The code is pretty much similar to the previous example with a few changes

  1. Added a new keyword await that tells to wait for the completion of the current statement and then move to the next statement

  2. Added main function which is being passed to loop.run_until_complete method of the event loop

Let's run the code and see what's the difference

Started: 0
Finished: 0
Started: 1
Finished: 1
Started: 2
Finished: 2
Started: 3
Finished: 3
Started: 4
Finished: 4
Executed in 3.99 seconds

As you can see it only took 3.99 seconds to run which is approx 24 percent faster in comparison with the synchronous version. However, if you run the same code multiple times it may not perform well since it is not running concurrently let's see why.

In the above code, we are handling the running of a coroutine it would be better if instead of us running the coroutine asyncio handles the running of coroutines concurrently next let's see how we can do that

import time
import requests
import asyncio

async def get(url: str) -> str:
    return requests.get(url).text

async def call(i: int, url: str) -> str:
    print("Started i : %d" % i)
    data = await get(url)
    print("Finished i : %d" % i)
    return data

async def main():
    return await asyncio.gather(*(
        call(i, 'http://www.google.com')
        for i in range(5)
    ))

loop = asyncio.get_event_loop()
start = time.perf_counter()
loop.run_until_complete(main())
elapsed = time.perf_counter() - start
print(f"Executed in {elapsed:0.2f} seconds")
  1. Using asyncio.gather method we can tell asyncio to run the coroutines and collects the results for us

  2. In the above example, I have used generator comprehension which is similar to list comprehension

  3. Introduced call function which is calling get function with await keyword, the call function is being called by asyncio.gather method so we can see what part of the code is in execution

There is still one problem requests package blocks the event loop and does not let the event loop starts the processing of the next set of coroutines until the one running completes

There are two ways to solve the problem either use a different package like aiohttp that does not block the event loop or update in a way so that requests package does not block the event loop

Let's look at the second approach since first approach examples can be easily found online on whichever package you decided to use

import time
import requests
import asyncio

async def get(url: str) -> str:
    return await loop.run_in_executor(None, requests.get, url)

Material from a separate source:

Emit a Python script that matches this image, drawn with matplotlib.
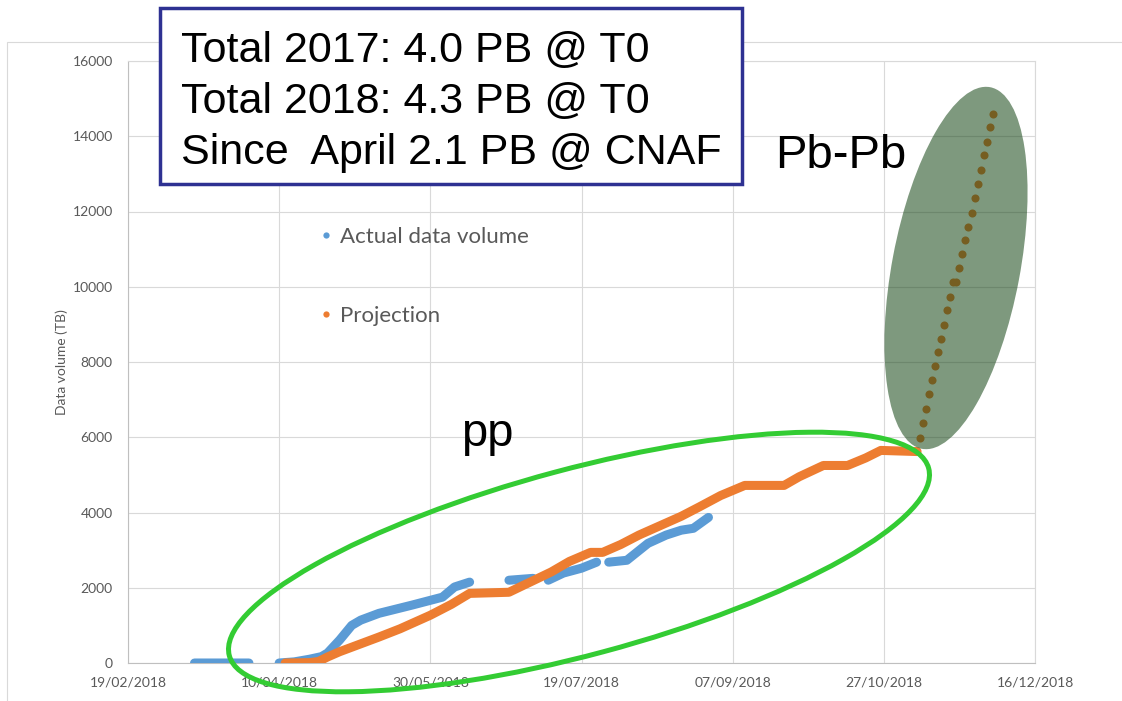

async def call(i: int, url: str) -> str:
    print("Started: %d" % i)
    data = await get(url)
    print("Finished: %d" % i)
    return data

async def main():
    return await asyncio.gather(*(
        call(i, 'http://www.google.com')
        for i in range(5)
    ))

loop = asyncio.get_event_loop()
start = time.perf_counter()
loop.run_until_complete(main())
elapsed = time.perf_counter() - start
print(f"Executed in {elapsed:0.2f} seconds")

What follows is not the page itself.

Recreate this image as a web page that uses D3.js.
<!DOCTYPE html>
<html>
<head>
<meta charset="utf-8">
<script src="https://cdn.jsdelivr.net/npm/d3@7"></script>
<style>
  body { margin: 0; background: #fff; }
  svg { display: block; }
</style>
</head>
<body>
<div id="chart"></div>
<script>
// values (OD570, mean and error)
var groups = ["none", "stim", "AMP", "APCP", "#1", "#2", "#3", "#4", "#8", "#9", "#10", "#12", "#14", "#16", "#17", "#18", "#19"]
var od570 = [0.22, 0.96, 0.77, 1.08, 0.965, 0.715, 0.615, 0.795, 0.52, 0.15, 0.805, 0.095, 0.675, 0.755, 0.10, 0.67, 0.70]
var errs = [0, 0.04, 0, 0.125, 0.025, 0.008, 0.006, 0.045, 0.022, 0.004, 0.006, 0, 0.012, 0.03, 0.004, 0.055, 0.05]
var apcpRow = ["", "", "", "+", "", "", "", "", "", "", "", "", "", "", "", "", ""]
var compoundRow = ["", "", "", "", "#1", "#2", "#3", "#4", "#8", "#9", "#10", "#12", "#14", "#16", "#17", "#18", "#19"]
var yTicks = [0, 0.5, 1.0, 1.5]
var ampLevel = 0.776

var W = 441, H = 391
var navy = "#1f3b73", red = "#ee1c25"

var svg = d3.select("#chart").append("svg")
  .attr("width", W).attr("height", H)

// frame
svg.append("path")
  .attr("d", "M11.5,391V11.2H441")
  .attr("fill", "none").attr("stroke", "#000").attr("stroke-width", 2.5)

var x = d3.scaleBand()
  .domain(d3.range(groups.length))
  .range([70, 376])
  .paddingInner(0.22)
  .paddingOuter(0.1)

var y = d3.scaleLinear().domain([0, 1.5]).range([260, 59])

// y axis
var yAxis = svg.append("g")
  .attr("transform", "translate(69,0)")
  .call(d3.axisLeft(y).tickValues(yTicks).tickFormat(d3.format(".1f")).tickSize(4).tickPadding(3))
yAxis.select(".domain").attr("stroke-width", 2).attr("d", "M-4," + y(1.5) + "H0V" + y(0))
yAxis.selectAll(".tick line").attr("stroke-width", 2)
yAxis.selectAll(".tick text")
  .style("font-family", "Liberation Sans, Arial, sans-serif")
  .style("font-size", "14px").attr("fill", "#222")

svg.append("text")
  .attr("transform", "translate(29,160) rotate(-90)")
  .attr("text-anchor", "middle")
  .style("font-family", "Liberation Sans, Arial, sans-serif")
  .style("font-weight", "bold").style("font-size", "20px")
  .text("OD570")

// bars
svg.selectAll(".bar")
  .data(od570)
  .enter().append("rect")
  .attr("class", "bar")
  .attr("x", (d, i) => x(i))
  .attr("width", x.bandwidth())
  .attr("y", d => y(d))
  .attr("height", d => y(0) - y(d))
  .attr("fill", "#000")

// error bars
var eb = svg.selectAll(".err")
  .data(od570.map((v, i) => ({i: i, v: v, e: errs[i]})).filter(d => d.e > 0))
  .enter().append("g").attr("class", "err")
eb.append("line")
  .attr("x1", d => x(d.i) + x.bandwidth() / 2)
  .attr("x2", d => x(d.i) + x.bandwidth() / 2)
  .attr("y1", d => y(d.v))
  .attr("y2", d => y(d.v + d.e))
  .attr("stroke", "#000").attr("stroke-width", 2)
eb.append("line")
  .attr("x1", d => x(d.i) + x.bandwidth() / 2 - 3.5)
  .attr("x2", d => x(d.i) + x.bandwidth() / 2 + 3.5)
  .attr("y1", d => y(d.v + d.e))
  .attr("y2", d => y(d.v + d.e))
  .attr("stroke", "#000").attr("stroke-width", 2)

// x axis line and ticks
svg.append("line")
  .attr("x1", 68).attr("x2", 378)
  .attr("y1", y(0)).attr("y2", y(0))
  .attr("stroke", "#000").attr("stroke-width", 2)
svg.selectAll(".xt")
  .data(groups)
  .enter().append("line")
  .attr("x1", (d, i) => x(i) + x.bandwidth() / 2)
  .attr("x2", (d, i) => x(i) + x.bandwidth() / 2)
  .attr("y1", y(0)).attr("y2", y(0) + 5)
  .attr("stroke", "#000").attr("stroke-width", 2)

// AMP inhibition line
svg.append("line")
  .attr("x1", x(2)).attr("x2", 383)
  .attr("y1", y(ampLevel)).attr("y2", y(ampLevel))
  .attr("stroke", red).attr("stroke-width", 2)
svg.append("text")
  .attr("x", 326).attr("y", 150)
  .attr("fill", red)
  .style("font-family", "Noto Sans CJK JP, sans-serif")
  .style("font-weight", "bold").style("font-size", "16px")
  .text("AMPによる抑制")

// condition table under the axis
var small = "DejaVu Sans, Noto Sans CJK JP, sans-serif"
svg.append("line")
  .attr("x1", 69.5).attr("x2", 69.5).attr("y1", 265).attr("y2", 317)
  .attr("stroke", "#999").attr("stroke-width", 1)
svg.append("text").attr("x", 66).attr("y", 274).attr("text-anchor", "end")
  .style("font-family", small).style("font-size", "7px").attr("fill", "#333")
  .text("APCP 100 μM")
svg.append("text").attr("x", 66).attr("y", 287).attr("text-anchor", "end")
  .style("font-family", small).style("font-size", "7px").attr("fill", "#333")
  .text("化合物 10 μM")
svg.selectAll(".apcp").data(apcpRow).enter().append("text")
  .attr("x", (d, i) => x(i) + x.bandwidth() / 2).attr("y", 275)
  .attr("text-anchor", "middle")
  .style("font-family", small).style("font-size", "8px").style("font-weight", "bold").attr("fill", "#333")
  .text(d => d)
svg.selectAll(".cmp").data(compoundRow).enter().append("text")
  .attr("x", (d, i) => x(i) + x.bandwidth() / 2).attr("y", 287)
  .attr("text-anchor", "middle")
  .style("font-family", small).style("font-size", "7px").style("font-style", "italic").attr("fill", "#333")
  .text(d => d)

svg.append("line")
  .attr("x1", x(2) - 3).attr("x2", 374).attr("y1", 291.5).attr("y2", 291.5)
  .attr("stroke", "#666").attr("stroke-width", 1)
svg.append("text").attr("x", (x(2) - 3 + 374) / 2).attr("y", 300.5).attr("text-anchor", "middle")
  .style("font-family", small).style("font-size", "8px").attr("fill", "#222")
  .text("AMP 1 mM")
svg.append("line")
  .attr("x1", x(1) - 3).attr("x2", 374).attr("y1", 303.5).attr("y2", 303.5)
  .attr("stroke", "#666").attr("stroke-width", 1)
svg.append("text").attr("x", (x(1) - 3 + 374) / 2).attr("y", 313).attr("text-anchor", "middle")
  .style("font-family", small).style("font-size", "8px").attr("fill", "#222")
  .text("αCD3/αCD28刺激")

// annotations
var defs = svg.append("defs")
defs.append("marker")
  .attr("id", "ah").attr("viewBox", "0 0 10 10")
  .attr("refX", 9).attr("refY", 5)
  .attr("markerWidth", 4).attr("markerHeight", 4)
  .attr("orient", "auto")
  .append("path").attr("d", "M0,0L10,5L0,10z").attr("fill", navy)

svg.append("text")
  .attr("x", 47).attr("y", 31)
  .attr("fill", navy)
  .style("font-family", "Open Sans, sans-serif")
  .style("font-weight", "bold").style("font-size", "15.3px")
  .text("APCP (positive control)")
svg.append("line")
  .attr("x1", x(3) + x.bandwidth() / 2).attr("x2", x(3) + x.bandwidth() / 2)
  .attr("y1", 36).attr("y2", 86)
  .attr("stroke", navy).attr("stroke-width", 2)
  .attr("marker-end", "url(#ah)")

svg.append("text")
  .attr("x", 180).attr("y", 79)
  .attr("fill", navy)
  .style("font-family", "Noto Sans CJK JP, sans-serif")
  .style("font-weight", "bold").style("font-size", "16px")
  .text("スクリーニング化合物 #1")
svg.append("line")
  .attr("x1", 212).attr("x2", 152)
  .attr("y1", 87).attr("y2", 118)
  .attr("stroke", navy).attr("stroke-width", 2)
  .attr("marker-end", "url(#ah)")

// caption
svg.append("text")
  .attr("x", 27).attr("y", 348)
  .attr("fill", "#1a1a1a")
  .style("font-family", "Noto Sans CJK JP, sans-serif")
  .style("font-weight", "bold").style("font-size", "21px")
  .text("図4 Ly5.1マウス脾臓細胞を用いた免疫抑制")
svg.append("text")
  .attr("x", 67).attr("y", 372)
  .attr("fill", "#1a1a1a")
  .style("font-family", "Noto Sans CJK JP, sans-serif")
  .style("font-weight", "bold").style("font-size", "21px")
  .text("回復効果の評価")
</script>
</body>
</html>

By calling the event loop run_in_executor method it moves the execution of requests.get out of the main thread to a different thread which let the main thread continue on to the next set of steps

Note: By default event loop uses ThreadExecutor internally to run the passed function/method for more info you can check here

And when you run the code

Started: 0
Started: 1
Started: 2
Started: 3
Started: 4
Finished: 4
Finished: 1
Finished: 0
Finished: 3
Finished: 2
Executed in 0.59 seconds

We can see that all the coroutine execution started at the same time however each coroutine finished at random and in performance comparison, it is approx 89 percent faster than the synchronous version

Note: If you are using Python 3.7 then you can replace these two lines

loop = asyncio.get_event_loop()

loop.run_until_complete(main())

with just asyncio.run(main())

P.S.: Let me know if something can be improved or If I had committed any mistakes. Thanks for reading :) Happy learning !!